Enhanced Feature Learning via Regularisation: Integrating Neural Networks and Kernel Methods

We propose a new method for feature learning and function estimation in supervised learning via regularised empirical risk minimisation. Our approach considers functions as expectations of Sobolev functions over all possible one-dimensional projections of the data. This framework is similar to kernel ridge regression, where the kernel is $\mathbb{E}_w ( k^{(B)}(w^\top x,w^\top x^\prime))$, with $k^{(B)}(a,b) := \min(|a|, |b|)\mathds{1}_{ab>0}$ the Brownian kernel, and the distribution of the projections $w$ is learnt. This can also be viewed as an infinite-width one-hidden layer neural network, optimising the first layer's weights through gradient descent and explicitly adjusting the non-linearity and weights of the second layer.
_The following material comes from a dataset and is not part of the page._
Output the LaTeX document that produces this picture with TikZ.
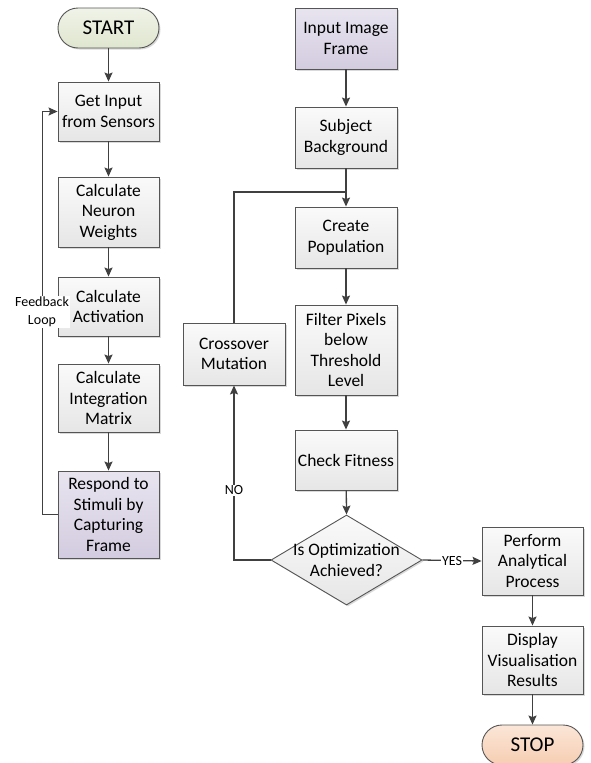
\documentclass[tikz,border=0pt]{standalone}
\usepackage{fontspec}
\setmainfont{Carlito}
\usetikzlibrary{arrows.meta,shapes.geometric,shadows}
\definecolor{edge}{HTML}{555555}
\definecolor{arrc}{HTML}{404040}
\definecolor{boxtop}{HTML}{FAFAFA}
\definecolor{boxbot}{HTML}{E6E6E6}
\definecolor{purtop}{HTML}{E8E4EF}
\definecolor{purbot}{HTML}{D3CCE0}
\definecolor{grntop}{HTML}{F0F3E8}
\definecolor{grnbot}{HTML}{DFE6CF}
\definecolor{orgtop}{HTML}{FBE6D8}
\definecolor{orgbot}{HTML}{F6CDB1}
\tikzset{
  proc/.style={draw=edge, line width=0.9pt, top color=boxtop, bottom color=boxbot,
    minimum width=101pt, inner sep=1pt, align=center, font=\fontsize{17.5}{20.5}\selectfont,
    drop shadow={shadow xshift=1.5pt, shadow yshift=-1.5pt, fill=black, opacity=0.15}},
  purp/.style={proc, top color=purtop, bottom color=purbot},
  term/.style={proc, rounded corners=20pt, minimum height=40pt, font=\fontsize{21}{24}\selectfont},
  arr/.style={draw=arrc, line width=1.3pt, -{Stealth[length=9pt,width=8pt,inset=1.5pt]}},
  ln/.style={draw=arrc, line width=1.3pt},
  lab/.style={fill=white, inner sep=1pt, font=\fontsize{14}{18}\selectfont, align=center}
}
\begin{document}
\begin{tikzpicture}[x=1pt,y=-1pt]
\useasboundingbox (0,0) rectangle (590,763);
% left column
\node[term, top color=grntop, bottom color=grnbot] (start) at (108.5,28) {START};
\node[proc, minimum height=59pt] (get) at (108.5,111.5) {Get Input\\from Sensors};
\node[proc, minimum height=70pt] (neuron) at (108.5,212) {Calculate\\Neuron\\Weights};
\node[proc, minimum height=59pt] (activ) at (108.5,306.5) {Calculate\\Activation};
\node[proc, minimum height=68pt] (integ) at (108.5,398) {Calculate\\Integration\\Matrix};
\node[purp, minimum height=87pt] (resp) at (108.5,514.5) {Respond to\\Stimuli by\\Capturing\\Frame};
% right column
\node[purp, minimum width=102pt, minimum height=61pt] (input) at (346,38.5) {Input Image\\Frame};
\node[proc, minimum width=102pt, minimum height=61pt] (subj) at (346,137.5) {Subject\\Background};
\node[proc, minimum width=102pt, minimum height=61pt] (create) at (346,237.5) {Create\\Population};
\node[proc, minimum width=102pt, minimum height=90pt] (filter) at (346,350) {Filter Pixels\\below\\Threshold\\Level};
\node[proc, minimum width=102pt, minimum height=60pt] (check) at (346,460) {Check Fitness};
\node[proc, minimum width=102pt, minimum height=62pt] (cross) at (234,354) {Crossover\\Mutation};
\node[draw=edge, line width=0.9pt, diamond, top color=boxtop, bottom color=boxbot,
  minimum width=151pt, minimum height=90pt, inner sep=0pt,
  drop shadow={shadow xshift=1.5pt, shadow yshift=-1.5pt, fill=black, opacity=0.15}] (dia) at (346.5,560) {};
\node[align=center, font=\fontsize{17.5}{20.5}\selectfont] (diatext) at (dia.center) {Is Optimization\\Achieved?};
\node[proc, minimum height=68pt] (perf) at (532.5,561) {Perform\\Analytical\\Process};
\node[proc, minimum height=68pt] (disp) at (532.5,660) {Display\\Visualisation\\Results};
\node[term, top color=orgtop, bottom color=orgbot] (stop) at (532.5,745) {STOP};
% connectors left
\draw[arr] (start) -- (get);
\draw[arr] (get) -- (neuron);
\draw[arr] (neuron) -- (activ);
\draw[arr] (activ) -- (integ);
\draw[arr] (integ) -- (resp);
\draw[arr] (resp.west) -- ++(-15,0) |- (get.west);
\node[lab] (fb) at (42,312) {Feedback\\Loop};
% connectors right
\coordinate (j) at (346,192);
\draw[arr] (input) -- (subj);
\draw[ln] (subj.south) -- (j);
\draw[arr] (j) -- (create.north);
\draw[ln] (cross.north) |- (j);
\draw[arr] (create) -- (filter);
\draw[arr] (filter) -- (check);
\draw[arr] (check) -- (dia.north);
\draw[arr] (dia.west) -| node[pos=0.7, lab] (no) {NO} (cross.south);
\draw[arr] (dia.east) -- node[lab] (yes) {YES} (perf.west);
\draw[arr] (perf) -- (disp);
\draw[arr] (disp) -- (stop);
\end{tikzpicture}
\end{document}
We introduce a gradient-based computational method for the estimator, called Brownian Kernel Neural Network (BKerNN), using particles to approximate the expectation, where the positive homogeneity of the Brownian kernel \red{leads to improved robustness to local minima}. Using Rademacher complexity, we show that BKerNN's expected risk converges to the minimal risk with explicit high-probability rates of $O( \min((d/n)^{1/2}, n^{-1/6}))$ (up to logarithmic factors). Numerical experiments confirm our optimisation intuitions, and BKerNN outperforms kernel ridge regression, and favourably compares to a one-hidden layer neural network with ReLU activations in various settings and real data sets.